# Show by example that a linear combination of entangled states is not necessarily entangled

$$\newcommand{\bra}[1]{\langle#1\rvert} % Bra \newcommand{\ket}[1]{\lvert#1\rangle} % Ket \newcommand{\qprod}[2]{ \langle #1 | #2 \rangle} %Inner Product \newcommand{\braopket}[3]{\langle #1 | #2 | #3\rangle} % Matrix Element \newcommand{\expect}[1]{ \langle #1 \rangle} % Expectation value$$ I am working through the book Quantum Computing: A Gentle Introduction and I was working on problem 3.2. There are no solutions in the back of the book, so I wanted to double-check this one because I was unsure if I was correct or not. (I probably could do this for all of these questions, but I don't want to spam the board) The problem is:

Show by example that a linear combination of entangled states is not necessarily entangled.

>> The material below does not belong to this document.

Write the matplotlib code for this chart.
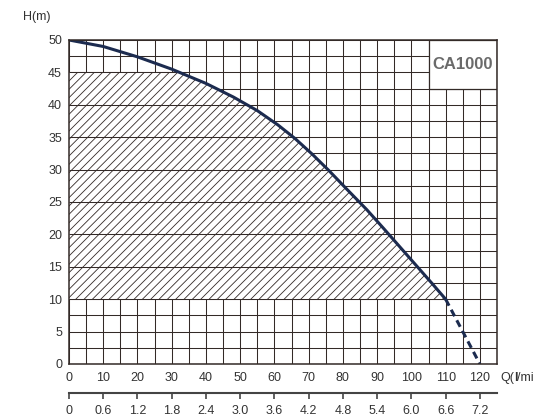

I read this and thought that the only way a linear combination of entangled states would be not entangled is if they could be measured from a different basis. My thought was to find a linear combination of Bell states where the outcome is of the form $$\ket{v} = a\ket{00} + 0\ket{11}$$ which would be the standard basis state $$\ket{00}$$. That equation looks like this:

$$\ket{\phi^+} + \ket{\phi^-} = \frac{2}{\sqrt{2}}\ket{00} + 0\ket{11}$$

Is my thought process correct? If it's not, can you explain why it's wrong and what a correct answer to this question would look like?

• Note that your final state is not normalized. The superposition should be $\frac{1}{\sqrt{2}}(|\phi^+\rangle+|\phi^-\rangle)$. Dec 25, 2021 at 9:30

As a slight generalisation of the example you already provide, you can consider any pair of entangled states with Schmidt decompositions $$|\psi\rangle=\sum_{k=0}^s \sqrt{p_k}|u_k\rangle|v_k\rangle, \qquad |\phi\rangle=\sqrt{p_0}|u_0\rangle|v_0\rangle-\sum_{k=1}^s \sqrt{p_k}|u_k\rangle|v_k\rangle.$$ Then, $$|\psi\rangle+|\phi\rangle$$ will clearly always be a product state, even though both $$|\psi\rangle$$ and $$|\phi\rangle$$ are entangled (provided the Schmidt decompositions are nontrivial).